One tradeoff is speed versus standardization. A fast rollout may preserve local workarounds to meet deadlines, but those workarounds often reduce enterprise visibility later. Another tradeoff is breadth versus depth. Trying to automate every logistics scenario in phase one can delay adoption. Many organizations get better results by stabilizing core inbound, inventory, and outbound workflows first, then expanding into advanced planning, yard management, or AI-driven optimization.
Data migration is another challenge. If item masters, supplier lead times, warehouse locations, and inventory balances are inaccurate at go-live, users quickly lose trust in the system. Automotive ERP implementation teams should treat data governance as an operational workstream, not a technical afterthought.
Executive guidance for implementation planning
- Define the target operating model before selecting deep customizations
- Prioritize visibility gaps that directly affect production and customer service
- Standardize KPI definitions early so reporting remains credible after rollout
- Assign clear ownership for master data, exceptions, and cross-site process governance
- Sequence implementation by operational value, not by feature volume alone
- Integrate vertical SaaS tools only where process specialization justifies the added complexity
- Measure adoption through transaction discipline, not only training completion
- Plan post-go-live stabilization for receiving, inventory, shipping, and traceability workflows
What scalable automotive operations look like with ERP in place
When automotive ERP is implemented well, logistics visibility becomes part of daily execution rather than a separate reporting exercise. Planners can see material risk earlier. Warehouse teams work from standardized transactions. Procurement can distinguish supplier issues from internal receiving delays. Customer service has a more reliable view of order status. Finance can trust inventory and freight data with less manual reconciliation.

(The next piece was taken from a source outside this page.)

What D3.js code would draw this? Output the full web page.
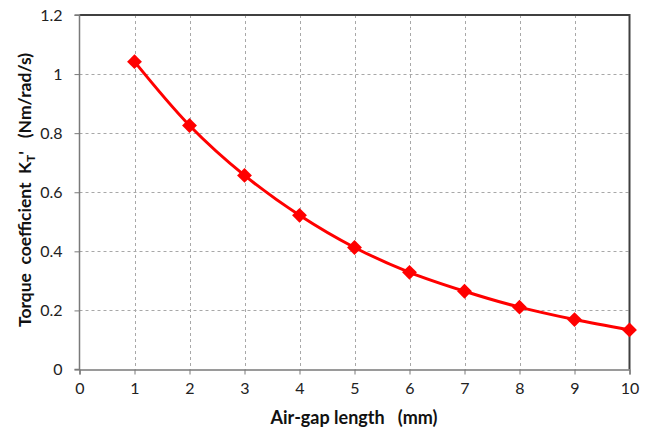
<!DOCTYPE html>
<html><head><meta charset="utf-8">
<script src="https://cdn.jsdelivr.net/npm/d3@7"></script>
<style>body{margin:0;background:#fff;} text{font-family:Lato,"Open Sans",sans-serif;}</style>
</head><body><svg id="c" width="651" height="432"></svg>
<script>
const airGap = [1,2,3,4,5,6,7,8,9,10];
const torqueCoef = [1.042,0.826,0.657,0.522,0.413,0.329,0.265,0.211,0.169,0.134];
const xTicks = [0,1,2,3,4,5,6,7,8,9,10];
const yTicks = [0,0.2,0.4,0.6,0.8,1,1.2];

const svg = d3.select("#c");
const L=79.5, R=629.5, T=15, B=369.5;
const x = d3.scaleLinear().domain([0,10]).range([L,R]);
const y = d3.scaleLinear().domain([0,1.2]).range([B,T]);

// grid
const g = svg.append("g");
g.selectAll(".vg").data(xTicks.slice(1,-1)).enter().append("line")
 .attr("x1",d=>Math.round(x(d))+0.5).attr("x2",d=>Math.round(x(d))+0.5)
 .attr("y1",T).attr("y2",B).attr("stroke","#a8a8a8").attr("stroke-width",1).attr("stroke-dasharray","3,3");
g.selectAll(".hg").data(yTicks.slice(1,-1)).enter().append("line")
 .attr("y1",d=>Math.round(y(d))+0.5).attr("y2",d=>Math.round(y(d))+0.5)
 .attr("x1",L).attr("x2",R).attr("stroke","#a8a8a8").attr("stroke-width",1).attr("stroke-dasharray","3,3");

// border top/right
svg.append("path").attr("d",`M${L},${T}H${R}V${B}`).attr("fill","none").attr("stroke","#404040").attr("stroke-width",2);

// axes
const xa = svg.append("g").attr("transform",`translate(0,${B})`)
 .call(d3.axisBottom(x).tickValues(xTicks).tickFormat(d3.format("d")).tickSize(5).tickPadding(8));
const ya = svg.append("g").attr("transform",`translate(${L},0)`)
 .call(d3.axisLeft(y).tickValues(yTicks).tickFormat(d=>d.toString()).tickSize(5).tickPadding(12));
[xa,ya].forEach(a=>{
  a.select(".domain").attr("stroke","#7a7a7a").attr("stroke-width",1.5);
  a.selectAll(".tick line").attr("stroke","#7a7a7a");
  a.selectAll(".tick text").attr("fill","#222").style("font-size","16px").style("font-family","Lato, 'Open Sans', sans-serif");
});
ya.select(".domain").attr("d",`M-5,${T}H0V${B}H-5`);

// line
const pts = airGap.map((d,i)=>[d,torqueCoef[i]]);
svg.append("path").datum(pts)
 .attr("d",d3.line().x(d=>x(d[0])).y(d=>y(d[1])).curve(d3.curveCatmullRom.alpha(0.5)))
 .attr("fill","none").attr("stroke","#ff0000").attr("stroke-width",3);

svg.selectAll(".m").data(pts).enter().append("path")
 .attr("d",d3.symbol(d3.symbolSquare,110))
 .attr("transform",d=>`translate(${x(d[0])},${y(d[1])}) rotate(45)`)
 .attr("fill","#ff0000");

// labels
svg.append("text").attr("x",354).attr("y",424).attr("text-anchor","middle")
 .style("font-size","18px").style("font-weight","bold").attr("fill","#111")
 .attr("xml:space","preserve").text("Air-gap length   (mm)");

const yl = svg.append("text").attr("transform","translate(31,190) rotate(-90)")
 .attr("text-anchor","middle").style("font-size","17.5px").style("font-weight","bold").attr("fill","#111")
 .attr("xml:space","preserve");
yl.append("tspan").text("Torque  coefficient  K");
yl.append("tspan").attr("dy",4).style("font-size","12px").text("T");
yl.append("tspan").attr("dy",-4).text("'   (Nm/rad/s)");
</script></body></html>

Scalability comes from repeatable process control. New plants, suppliers, warehouses, and distribution channels can be added into a governed workflow model instead of being managed through local spreadsheets and disconnected tools. This does not eliminate operational complexity, but it makes complexity more manageable and measurable.
For automotive leaders, the value of ERP is therefore practical: stronger logistics visibility, better inventory control, more consistent workflows, and a clearer path to automation. Those outcomes support growth only when the organization treats ERP as an operating model platform, not just a transactional system.